Kronologi Keluarnya Sikap Keagamaan MUI Versi Pengacara Ahok

Pengacara Ahok menilai ada yang janggal dalam keluarnya pandangan dan sikap keagamaan MUI itu.

oleh Delvira Hutabarat diperbarui 07 Feb 2017, 09:15 WIB
Diterbitkan 07 Feb 2017, 09:15 WIB
Ahok
Ahok dan tim pengacaranya dalam sidang.

Liputan6.com, Jakarta - Pengacara Ahok menjelaskan soal sikap tim penasihat hukum Gubernur nonaktif DKI Jakarta tersebut saat bertanya ke Ketua Majelis Ulama Indonesia (MUI) Ma'ruf Amin. Saat itu, pengacara mengaku hanya ingin merunut kronologi keluarnya pendapat dan sikap keagamaan MUI terkait pidato Ahok di Kepulauan Seribu.

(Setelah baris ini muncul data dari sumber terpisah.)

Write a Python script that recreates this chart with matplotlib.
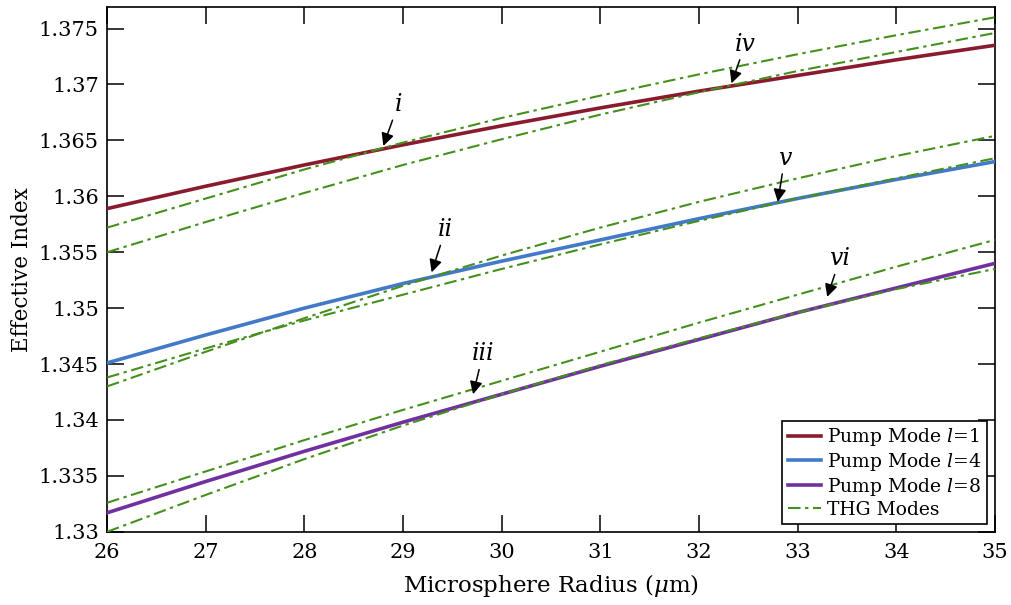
import matplotlib
matplotlib.use("Agg")
import matplotlib.pyplot as plt

plt.rcParams["font.family"] = ["DejaVu Serif"]
plt.rcParams["mathtext.fontset"] = "custom"
plt.rcParams["mathtext.rm"] = "DejaVu Serif"
plt.rcParams["mathtext.it"] = "DejaVu Serif:italic"

# microsphere radius (um)
radius = [26, 27, 28, 29, 30, 31, 32, 33, 34, 35]

# pump modes
pump_l1 = [1.3589, 1.3609, 1.3628, 1.3646, 1.3663, 1.3679, 1.3694, 1.3708, 1.3722, 1.3735]
pump_l4 = [1.3451, 1.3476, 1.3500, 1.3522, 1.3542, 1.3561, 1.3580, 1.3598, 1.3615, 1.3631]
pump_l8 = [1.3317, 1.3345, 1.3372, 1.3398, 1.3423, 1.3448, 1.3472, 1.3496, 1.3518, 1.3540]

# THG modes (two near each pump mode)
thg_a = [1.3572, 1.3598, 1.3624, 1.3648, 1.3670, 1.3690, 1.3709, 1.3727, 1.3744, 1.3760]
thg_b = [1.3550, 1.3577, 1.3603, 1.3628, 1.3651, 1.3673, 1.3693, 1.3712, 1.3729, 1.3746]
thg_c = [1.3430, 1.3461, 1.3491, 1.3520, 1.3547, 1.3572, 1.3595, 1.3616, 1.3636, 1.3654]
thg_d = [1.3438, 1.3464, 1.3489, 1.3512, 1.3535, 1.3557, 1.3578, 1.3598, 1.3616, 1.3634]
thg_e = [1.3326, 1.3354, 1.3382, 1.3409, 1.3435, 1.3461, 1.3487, 1.3512, 1.3537, 1.3561]
thg_f = [1.3300, 1.3333, 1.3365, 1.3395, 1.3423, 1.3449, 1.3473, 1.3496, 1.3517, 1.3535]

# phase-matching annotations: label, arrow tip (x, n), text position (x, n)
marks = ["i", "ii", "iii", "iv", "v", "vi"]
tip_x = [28.80, 29.29, 29.71, 32.33, 32.80, 33.30]
tip_n = [1.3645, 1.3532, 1.3423, 1.3701, 1.3595, 1.3510]
txt_x = [28.95, 29.43, 29.81, 32.47, 32.87, 33.43]
txt_n = [1.3682, 1.3570, 1.3459, 1.3736, 1.3634, 1.3544]

RED = "#8A1A2E"
BLUE = "#4279C8"
PURPLE = "#7030A0"
GREEN = "#45901C"
DASHDOT = (0, (6, 2.2, 1.6, 2.2))

fig = plt.figure(figsize=(10.11, 6.05), dpi=100)
ax = fig.add_axes([0.106, 0.121, 0.878, 0.867])

ax.plot(radius, pump_l1, color=RED, lw=2.6, label=r"Pump Mode $\mathit{l}$=$\mathit{1}$", zorder=3)
ax.plot(radius, pump_l4, color=BLUE, lw=2.6, label=r"Pump Mode $\mathit{l}$=$\mathit{4}$", zorder=3)
ax.plot(radius, pump_l8, color=PURPLE, lw=2.6, label=r"Pump Mode $\mathit{l}$=$\mathit{8}$", zorder=3)
for k, s in enumerate([thg_a, thg_b, thg_c, thg_d, thg_e, thg_f]):
    ax.plot(radius, s, color=GREEN, lw=1.5, ls=DASHDOT,
            label="THG Modes" if k == 0 else None, zorder=4)

for m, tx, tn, lx, ln in zip(marks, tip_x, tip_n, txt_x, txt_n):
    ax.annotate(m, xy=(tx, tn), xytext=(lx, ln), ha="center", va="center",
                fontsize=17, fontstyle="italic", zorder=6,
                arrowprops=dict(arrowstyle="-|>", color="k", lw=1.1,
                                mutation_scale=19, shrinkA=1, shrinkB=0))

ax.set_xlim(26, 35)
ax.set_ylim(1.33, 1.3769)
ax.set_xticks(radius)
ax.set_yticks([1.33, 1.335, 1.34, 1.345, 1.35, 1.355, 1.36, 1.365, 1.37, 1.375])
ax.set_yticklabels(["1.33", "1.335", "1.34", "1.345", "1.35", "1.355",
                    "1.36", "1.365", "1.37", "1.375"])
ax.tick_params(direction="in", length=12, width=1.1, top=True, right=True,
               labelsize=15, pad=6)
ax.tick_params(axis="x", pad=8)
for sp in ax.spines.values():
    sp.set_linewidth(1.2)

ax.set_xlabel(r"Microsphere Radius ($\mu$m)", fontsize=16.5, labelpad=7)
ax.set_ylabel("Effective Index", fontsize=15.5, labelpad=4)

leg = ax.legend(loc="lower right", fontsize=13.5, frameon=True, fancybox=False,
                edgecolor="black", framealpha=1, borderpad=0.3, labelspacing=0.15,
                handlelength=1.8, handletextpad=0.3, borderaxespad=0.4)
leg.get_frame().set_linewidth(1.2)

fig.savefig("out.png", dpi=100)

Penasihat hukum Ahok, Humprey Djemat, mengatakan mereka ingin menggali kebenaran untuk kliennya. Mereka menilai ada yang janggal dalam pengeluaran pandangan dan sikap keagamaan MUI itu. Terlebih, pandangan dan sikap keagamaan MUI ini dikeluarkan dalam waktu sangat singkat.

"Harus lihat konstruksi. Ini berkaitan dengan produk MUI, kenapa yang dikeluarkan pandangan dan sikap keagamaan, bukan fatwa. Kalau fatwa diatur terinci dalam pedoman MUI. Kalau pandangan ini tidak diatur dan kemarin terungkap, itu baru pertama kali dalam sejarah MUI baru dikeluarkan," ujar Humprey sebelum sidang Ahok dimulai, di Jakarta, Selasa (7/2/2017).

Menurut dia, pandangan dan sikap keagamaan terkait Ahok ditandatangani pada 11 Oktober 2017. Sehari kemudian, surat itu sudah dilaporkan ke Kapolri.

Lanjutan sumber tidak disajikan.